- **Exercise task**:
Repeat the lines below exactly as they appear, but leave out the images.

- **Data segment**:
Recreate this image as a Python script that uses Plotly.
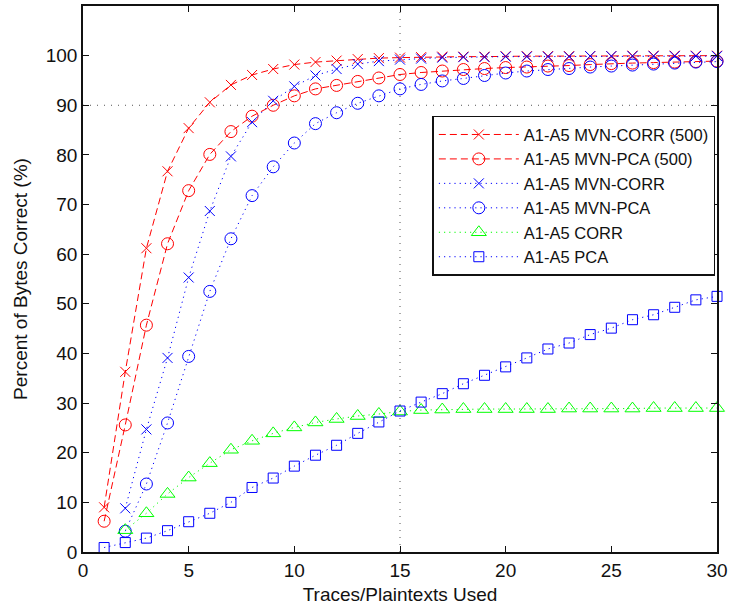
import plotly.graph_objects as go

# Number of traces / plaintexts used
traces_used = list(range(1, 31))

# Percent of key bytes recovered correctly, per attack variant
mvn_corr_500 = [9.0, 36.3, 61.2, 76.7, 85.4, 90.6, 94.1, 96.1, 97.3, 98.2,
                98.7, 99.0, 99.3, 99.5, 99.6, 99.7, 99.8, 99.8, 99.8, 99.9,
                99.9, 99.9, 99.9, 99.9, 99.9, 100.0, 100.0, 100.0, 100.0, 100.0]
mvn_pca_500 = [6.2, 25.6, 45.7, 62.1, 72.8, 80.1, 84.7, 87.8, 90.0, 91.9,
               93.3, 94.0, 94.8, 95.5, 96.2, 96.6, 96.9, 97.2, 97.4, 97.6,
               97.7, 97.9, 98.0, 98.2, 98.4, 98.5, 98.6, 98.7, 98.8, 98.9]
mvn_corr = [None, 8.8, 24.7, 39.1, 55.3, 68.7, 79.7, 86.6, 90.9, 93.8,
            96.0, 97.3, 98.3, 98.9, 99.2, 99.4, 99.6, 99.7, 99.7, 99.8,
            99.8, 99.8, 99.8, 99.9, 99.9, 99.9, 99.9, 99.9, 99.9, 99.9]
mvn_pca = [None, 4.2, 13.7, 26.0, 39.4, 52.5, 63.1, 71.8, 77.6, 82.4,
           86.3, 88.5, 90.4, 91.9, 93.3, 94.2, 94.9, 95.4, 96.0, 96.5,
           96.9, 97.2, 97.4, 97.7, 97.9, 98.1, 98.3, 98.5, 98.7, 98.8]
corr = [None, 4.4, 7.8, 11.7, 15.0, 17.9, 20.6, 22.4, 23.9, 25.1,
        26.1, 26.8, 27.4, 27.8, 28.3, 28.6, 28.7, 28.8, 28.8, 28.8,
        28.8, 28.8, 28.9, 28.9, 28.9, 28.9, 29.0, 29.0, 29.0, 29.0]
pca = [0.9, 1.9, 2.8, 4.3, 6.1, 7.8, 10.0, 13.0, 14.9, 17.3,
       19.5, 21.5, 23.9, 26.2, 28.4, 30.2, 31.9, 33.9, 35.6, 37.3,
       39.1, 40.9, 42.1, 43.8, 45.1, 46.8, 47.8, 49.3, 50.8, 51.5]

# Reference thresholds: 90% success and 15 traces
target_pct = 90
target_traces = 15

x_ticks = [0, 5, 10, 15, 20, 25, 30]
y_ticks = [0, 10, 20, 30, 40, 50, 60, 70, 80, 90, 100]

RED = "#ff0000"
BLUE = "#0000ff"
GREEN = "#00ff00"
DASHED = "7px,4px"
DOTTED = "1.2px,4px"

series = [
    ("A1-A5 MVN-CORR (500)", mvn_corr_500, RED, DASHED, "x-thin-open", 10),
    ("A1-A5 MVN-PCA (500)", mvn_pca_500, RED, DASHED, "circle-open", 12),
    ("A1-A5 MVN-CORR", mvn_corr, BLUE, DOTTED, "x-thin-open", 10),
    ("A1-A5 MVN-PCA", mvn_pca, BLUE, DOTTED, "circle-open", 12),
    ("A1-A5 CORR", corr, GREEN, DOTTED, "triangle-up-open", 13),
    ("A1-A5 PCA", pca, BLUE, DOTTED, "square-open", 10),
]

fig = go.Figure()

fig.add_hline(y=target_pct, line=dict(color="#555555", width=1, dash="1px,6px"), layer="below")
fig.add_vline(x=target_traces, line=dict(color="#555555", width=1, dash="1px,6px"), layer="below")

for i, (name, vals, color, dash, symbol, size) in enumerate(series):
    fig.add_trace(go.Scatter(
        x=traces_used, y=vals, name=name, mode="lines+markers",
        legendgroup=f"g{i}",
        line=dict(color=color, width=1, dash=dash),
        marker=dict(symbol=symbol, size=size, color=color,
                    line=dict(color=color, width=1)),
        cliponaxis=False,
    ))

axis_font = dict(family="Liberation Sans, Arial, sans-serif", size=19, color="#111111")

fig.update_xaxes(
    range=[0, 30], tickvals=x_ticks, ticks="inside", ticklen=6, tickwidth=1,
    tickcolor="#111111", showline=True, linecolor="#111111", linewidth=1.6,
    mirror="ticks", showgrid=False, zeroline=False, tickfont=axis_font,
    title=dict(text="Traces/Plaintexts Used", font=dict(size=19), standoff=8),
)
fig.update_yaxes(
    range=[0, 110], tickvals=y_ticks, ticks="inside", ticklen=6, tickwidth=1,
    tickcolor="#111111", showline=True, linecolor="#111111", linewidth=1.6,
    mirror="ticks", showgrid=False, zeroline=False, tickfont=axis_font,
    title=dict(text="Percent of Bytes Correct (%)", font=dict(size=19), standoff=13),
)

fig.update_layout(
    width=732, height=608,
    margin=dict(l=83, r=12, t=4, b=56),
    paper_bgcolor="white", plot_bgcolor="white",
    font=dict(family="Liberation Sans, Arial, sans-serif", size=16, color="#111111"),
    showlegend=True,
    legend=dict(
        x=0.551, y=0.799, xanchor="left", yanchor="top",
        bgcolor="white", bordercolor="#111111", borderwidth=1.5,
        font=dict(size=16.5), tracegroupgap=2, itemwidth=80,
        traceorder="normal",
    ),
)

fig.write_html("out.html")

- **Complete response**:
Recreate this image as a Python script that uses Plotly.
import plotly.graph_objects as go

# Number of traces / plaintexts used
traces_used = list(range(1, 31))

# Percent of key bytes recovered correctly, per attack variant
mvn_corr_500 = [9.0, 36.3, 61.2, 76.7, 85.4, 90.6, 94.1, 96.1, 97.3, 98.2,
                98.7, 99.0, 99.3, 99.5, 99.6, 99.7, 99.8, 99.8, 99.8, 99.9,
                99.9, 99.9, 99.9, 99.9, 99.9, 100.0, 100.0, 100.0, 100.0, 100.0]
mvn_pca_500 = [6.2, 25.6, 45.7, 62.1, 72.8, 80.1, 84.7, 87.8, 90.0, 91.9,
               93.3, 94.0, 94.8, 95.5, 96.2, 96.6, 96.9, 97.2, 97.4, 97.6,
               97.7, 97.9, 98.0, 98.2, 98.4, 98.5, 98.6, 98.7, 98.8, 98.9]
mvn_corr = [None, 8.8, 24.7, 39.1, 55.3, 68.7, 79.7, 86.6, 90.9, 93.8,
            96.0, 97.3, 98.3, 98.9, 99.2, 99.4, 99.6, 99.7, 99.7, 99.8,
            99.8, 99.8, 99.8, 99.9, 99.9, 99.9, 99.9, 99.9, 99.9, 99.9]
mvn_pca = [None, 4.2, 13.7, 26.0, 39.4, 52.5, 63.1, 71.8, 77.6, 82.4,
           86.3, 88.5, 90.4, 91.9, 93.3, 94.2, 94.9, 95.4, 96.0, 96.5,
           96.9, 97.2, 97.4, 97.7, 97.9, 98.1, 98.3, 98.5, 98.7, 98.8]
corr = [None, 4.4, 7.8, 11.7, 15.0, 17.9, 20.6, 22.4, 23.9, 25.1,
        26.1, 26.8, 27.4, 27.8, 28.3, 28.6, 28.7, 28.8, 28.8, 28.8,
        28.8, 28.8, 28.9, 28.9, 28.9, 28.9, 29.0, 29.0, 29.0, 29.0]
pca = [0.9, 1.9, 2.8, 4.3, 6.1, 7.8, 10.0, 13.0, 14.9, 17.3,
       19.5, 21.5, 23.9, 26.2, 28.4, 30.2, 31.9, 33.9, 35.6, 37.3,
       39.1, 40.9, 42.1, 43.8, 45.1, 46.8, 47.8, 49.3, 50.8, 51.5]

# Reference thresholds: 90% success and 15 traces
target_pct = 90
target_traces = 15

x_ticks = [0, 5, 10, 15, 20, 25, 30]
y_ticks = [0, 10, 20, 30, 40, 50, 60, 70, 80, 90, 100]

RED = "#ff0000"
BLUE = "#0000ff"
GREEN = "#00ff00"
DASHED = "7px,4px"
DOTTED = "1.2px,4px"

series = [
    ("A1-A5 MVN-CORR (500)", mvn_corr_500, RED, DASHED, "x-thin-open", 10),
    ("A1-A5 MVN-PCA (500)", mvn_pca_500, RED, DASHED, "circle-open", 12),
    ("A1-A5 MVN-CORR", mvn_corr, BLUE, DOTTED, "x-thin-open", 10),
    ("A1-A5 MVN-PCA", mvn_pca, BLUE, DOTTED, "circle-open", 12),
    ("A1-A5 CORR", corr, GREEN, DOTTED, "triangle-up-open", 13),
    ("A1-A5 PCA", pca, BLUE, DOTTED, "square-open", 10),
]

fig = go.Figure()

fig.add_hline(y=target_pct, line=dict(color="#555555", width=1, dash="1px,6px"), layer="below")
fig.add_vline(x=target_traces, line=dict(color="#555555", width=1, dash="1px,6px"), layer="below")

for i, (name, vals, color, dash, symbol, size) in enumerate(series):
    fig.add_trace(go.Scatter(
        x=traces_used, y=vals, name=name, mode="lines+markers",
        legendgroup=f"g{i}",
        line=dict(color=color, width=1, dash=dash),
        marker=dict(symbol=symbol, size=size, color=color,
                    line=dict(color=color, width=1)),
        cliponaxis=False,
    ))

axis_font = dict(family="Liberation Sans, Arial, sans-serif", size=19, color="#111111")

fig.update_xaxes(
    range=[0, 30], tickvals=x_ticks, ticks="inside", ticklen=6, tickwidth=1,
    tickcolor="#111111", showline=True, linecolor="#111111", linewidth=1.6,
    mirror="ticks", showgrid=False, zeroline=False, tickfont=axis_font,
    title=dict(text="Traces/Plaintexts Used", font=dict(size=19), standoff=8),
)
fig.update_yaxes(
    range=[0, 110], tickvals=y_ticks, ticks="inside", ticklen=6, tickwidth=1,
    tickcolor="#111111", showline=True, linecolor="#111111", linewidth=1.6,
    mirror="ticks", showgrid=False, zeroline=False, tickfont=axis_font,
    title=dict(text="Percent of Bytes Correct (%)", font=dict(size=19), standoff=13),
)

fig.update_layout(
    width=732, height=608,
    margin=dict(l=83, r=12, t=4, b=56),
    paper_bgcolor="white", plot_bgcolor="white",
    font=dict(family="Liberation Sans, Arial, sans-serif", size=16, color="#111111"),
    showlegend=True,
    legend=dict(
        x=0.551, y=0.799, xanchor="left", yanchor="top",
        bgcolor="white", bordercolor="#111111", borderwidth=1.5,
        font=dict(size=16.5), tracegroupgap=2, itemwidth=80,
        traceorder="normal",
    ),
)

fig.write_html("out.html")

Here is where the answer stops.